Task details: Leave out the pictures and retype only the lines from the opening line to the line that holds "0.0038, 0.0023, 0.0015, 0.001, 0.0006, 0.0004];", both ends included.

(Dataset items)
======

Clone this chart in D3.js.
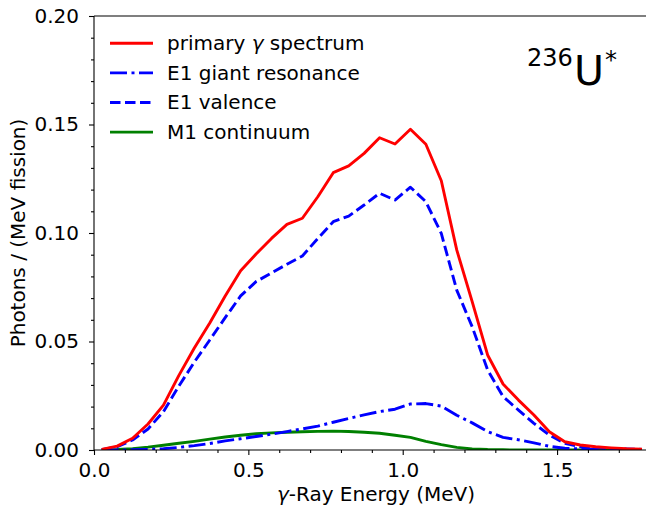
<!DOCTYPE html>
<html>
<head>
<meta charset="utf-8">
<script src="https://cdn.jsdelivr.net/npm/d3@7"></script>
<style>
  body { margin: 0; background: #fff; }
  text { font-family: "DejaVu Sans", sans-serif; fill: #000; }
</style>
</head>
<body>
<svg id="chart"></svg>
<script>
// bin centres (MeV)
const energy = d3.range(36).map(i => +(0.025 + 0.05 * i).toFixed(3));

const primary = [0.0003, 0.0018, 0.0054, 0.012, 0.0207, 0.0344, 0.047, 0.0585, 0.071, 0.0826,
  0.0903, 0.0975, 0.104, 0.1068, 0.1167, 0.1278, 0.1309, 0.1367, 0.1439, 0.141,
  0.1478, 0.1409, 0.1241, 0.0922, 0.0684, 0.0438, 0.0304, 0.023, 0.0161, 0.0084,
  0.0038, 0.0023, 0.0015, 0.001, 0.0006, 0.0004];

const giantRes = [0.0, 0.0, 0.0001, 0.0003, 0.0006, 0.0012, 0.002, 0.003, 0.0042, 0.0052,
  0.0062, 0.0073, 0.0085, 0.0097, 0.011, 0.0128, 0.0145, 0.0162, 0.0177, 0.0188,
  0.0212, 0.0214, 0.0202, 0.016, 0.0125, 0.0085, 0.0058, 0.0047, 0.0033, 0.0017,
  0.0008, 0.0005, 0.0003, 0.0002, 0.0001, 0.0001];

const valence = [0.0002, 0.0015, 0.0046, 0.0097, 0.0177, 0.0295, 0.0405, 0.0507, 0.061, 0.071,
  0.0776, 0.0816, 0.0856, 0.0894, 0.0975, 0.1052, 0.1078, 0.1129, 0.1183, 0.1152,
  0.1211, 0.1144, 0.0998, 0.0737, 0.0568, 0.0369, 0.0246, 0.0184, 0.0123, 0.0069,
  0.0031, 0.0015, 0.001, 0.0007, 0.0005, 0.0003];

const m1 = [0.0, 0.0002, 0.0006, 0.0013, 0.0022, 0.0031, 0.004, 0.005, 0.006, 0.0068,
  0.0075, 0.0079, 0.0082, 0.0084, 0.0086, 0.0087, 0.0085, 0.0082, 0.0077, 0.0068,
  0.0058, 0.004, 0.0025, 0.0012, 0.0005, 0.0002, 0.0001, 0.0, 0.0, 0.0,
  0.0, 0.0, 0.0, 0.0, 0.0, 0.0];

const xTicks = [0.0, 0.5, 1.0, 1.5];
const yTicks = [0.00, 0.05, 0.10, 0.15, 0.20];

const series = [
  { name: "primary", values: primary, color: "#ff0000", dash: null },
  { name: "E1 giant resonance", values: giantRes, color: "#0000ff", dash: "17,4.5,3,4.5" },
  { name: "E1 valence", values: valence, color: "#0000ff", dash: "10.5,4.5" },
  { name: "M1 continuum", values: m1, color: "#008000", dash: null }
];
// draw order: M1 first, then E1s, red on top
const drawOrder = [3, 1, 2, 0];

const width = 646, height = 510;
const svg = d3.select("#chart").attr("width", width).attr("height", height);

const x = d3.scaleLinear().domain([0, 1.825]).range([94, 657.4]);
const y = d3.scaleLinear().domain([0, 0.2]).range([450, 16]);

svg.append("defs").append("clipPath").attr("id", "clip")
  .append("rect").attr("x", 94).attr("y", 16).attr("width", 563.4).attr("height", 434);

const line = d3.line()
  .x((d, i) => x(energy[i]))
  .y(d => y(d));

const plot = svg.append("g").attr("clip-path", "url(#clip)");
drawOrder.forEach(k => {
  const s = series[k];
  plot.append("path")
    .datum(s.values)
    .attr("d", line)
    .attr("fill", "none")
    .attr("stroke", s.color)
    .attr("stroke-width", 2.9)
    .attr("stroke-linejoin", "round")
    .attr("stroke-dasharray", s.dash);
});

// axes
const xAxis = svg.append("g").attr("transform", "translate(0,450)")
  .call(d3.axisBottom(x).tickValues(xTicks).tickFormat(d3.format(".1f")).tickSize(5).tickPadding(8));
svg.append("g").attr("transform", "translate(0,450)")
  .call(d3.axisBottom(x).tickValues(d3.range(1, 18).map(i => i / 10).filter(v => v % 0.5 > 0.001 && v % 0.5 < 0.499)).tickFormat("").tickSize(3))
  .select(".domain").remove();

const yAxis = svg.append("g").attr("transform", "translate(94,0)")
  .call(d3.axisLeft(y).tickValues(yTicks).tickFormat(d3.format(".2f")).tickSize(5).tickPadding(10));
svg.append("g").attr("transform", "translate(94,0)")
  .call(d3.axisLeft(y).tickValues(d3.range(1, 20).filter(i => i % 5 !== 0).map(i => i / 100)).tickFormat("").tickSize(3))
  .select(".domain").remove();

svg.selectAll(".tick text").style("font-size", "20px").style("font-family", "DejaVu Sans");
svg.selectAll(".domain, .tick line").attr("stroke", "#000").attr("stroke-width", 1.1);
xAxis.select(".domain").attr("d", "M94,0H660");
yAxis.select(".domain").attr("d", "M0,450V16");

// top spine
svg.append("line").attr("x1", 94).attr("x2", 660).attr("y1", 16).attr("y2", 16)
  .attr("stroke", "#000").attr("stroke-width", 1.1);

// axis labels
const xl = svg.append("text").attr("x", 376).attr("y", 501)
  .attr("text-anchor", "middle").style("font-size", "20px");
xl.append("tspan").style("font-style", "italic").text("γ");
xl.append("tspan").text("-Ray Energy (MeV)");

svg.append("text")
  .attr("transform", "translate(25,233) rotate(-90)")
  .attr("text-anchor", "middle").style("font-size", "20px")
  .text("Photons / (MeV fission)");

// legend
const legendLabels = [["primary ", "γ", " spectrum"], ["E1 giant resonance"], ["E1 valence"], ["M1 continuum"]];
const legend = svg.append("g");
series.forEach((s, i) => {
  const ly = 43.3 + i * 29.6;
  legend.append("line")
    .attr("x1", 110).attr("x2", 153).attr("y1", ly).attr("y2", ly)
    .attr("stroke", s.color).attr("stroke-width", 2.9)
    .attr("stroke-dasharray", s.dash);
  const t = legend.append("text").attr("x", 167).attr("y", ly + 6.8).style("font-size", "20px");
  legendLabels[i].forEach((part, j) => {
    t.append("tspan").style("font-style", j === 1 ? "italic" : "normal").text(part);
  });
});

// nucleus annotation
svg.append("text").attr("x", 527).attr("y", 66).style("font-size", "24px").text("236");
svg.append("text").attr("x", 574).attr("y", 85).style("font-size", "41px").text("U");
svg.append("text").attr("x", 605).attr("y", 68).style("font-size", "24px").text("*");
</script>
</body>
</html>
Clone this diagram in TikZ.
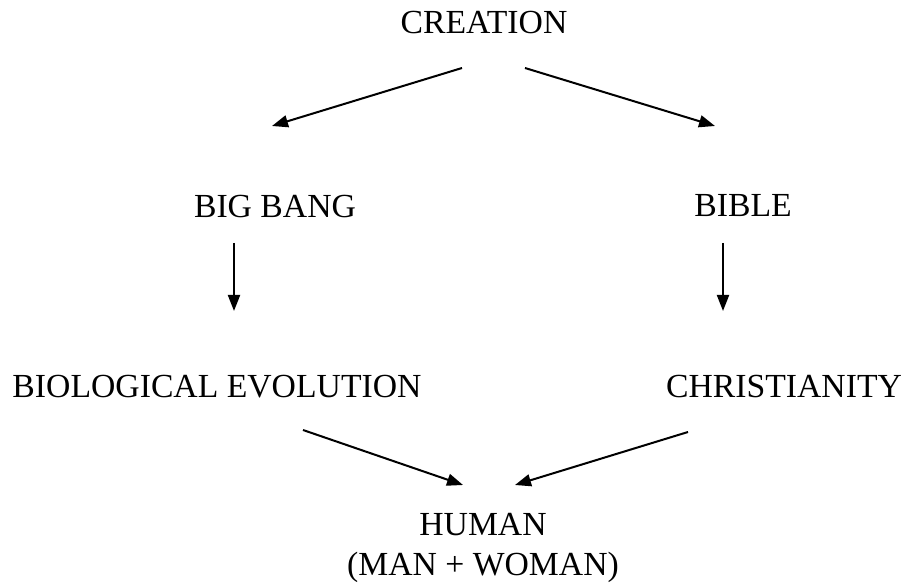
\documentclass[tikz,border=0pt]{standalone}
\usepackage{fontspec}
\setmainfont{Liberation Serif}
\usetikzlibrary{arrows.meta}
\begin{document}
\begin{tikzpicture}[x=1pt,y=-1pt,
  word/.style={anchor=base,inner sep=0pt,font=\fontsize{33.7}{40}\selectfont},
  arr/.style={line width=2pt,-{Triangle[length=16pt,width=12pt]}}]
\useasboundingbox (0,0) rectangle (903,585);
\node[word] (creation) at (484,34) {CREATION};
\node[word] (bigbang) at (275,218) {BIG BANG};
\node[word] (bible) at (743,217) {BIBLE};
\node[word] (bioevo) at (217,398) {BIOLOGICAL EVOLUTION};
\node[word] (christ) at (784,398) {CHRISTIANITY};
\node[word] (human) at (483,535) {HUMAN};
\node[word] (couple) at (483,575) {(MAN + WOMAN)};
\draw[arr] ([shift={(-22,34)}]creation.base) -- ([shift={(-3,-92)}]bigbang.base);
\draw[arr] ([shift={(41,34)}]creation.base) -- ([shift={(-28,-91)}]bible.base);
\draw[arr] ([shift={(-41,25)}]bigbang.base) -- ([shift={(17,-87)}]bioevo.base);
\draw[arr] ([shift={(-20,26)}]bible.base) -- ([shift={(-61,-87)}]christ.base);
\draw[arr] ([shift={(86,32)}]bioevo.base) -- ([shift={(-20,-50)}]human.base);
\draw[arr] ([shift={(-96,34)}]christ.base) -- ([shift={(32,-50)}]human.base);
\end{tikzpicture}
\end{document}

======

Finished exercise:
Clone this chart in D3.js.
<!DOCTYPE html>
<html>
<head>
<meta charset="utf-8">
<script src="https://cdn.jsdelivr.net/npm/d3@7"></script>
<style>
  body { margin: 0; background: #fff; }
  text { font-family: "DejaVu Sans", sans-serif; fill: #000; }
</style>
</head>
<body>
<svg id="chart"></svg>
<script>
// bin centres (MeV)
const energy = d3.range(36).map(i => +(0.025 + 0.05 * i).toFixed(3));

const primary = [0.0003, 0.0018, 0.0054, 0.012, 0.0207, 0.0344, 0.047, 0.0585, 0.071, 0.0826,
  0.0903, 0.0975, 0.104, 0.1068, 0.1167, 0.1278, 0.1309, 0.1367, 0.1439, 0.141,
  0.1478, 0.1409, 0.1241, 0.0922, 0.0684, 0.0438, 0.0304, 0.023, 0.0161, 0.0084,
  0.0038, 0.0023, 0.0015, 0.001, 0.0006, 0.0004];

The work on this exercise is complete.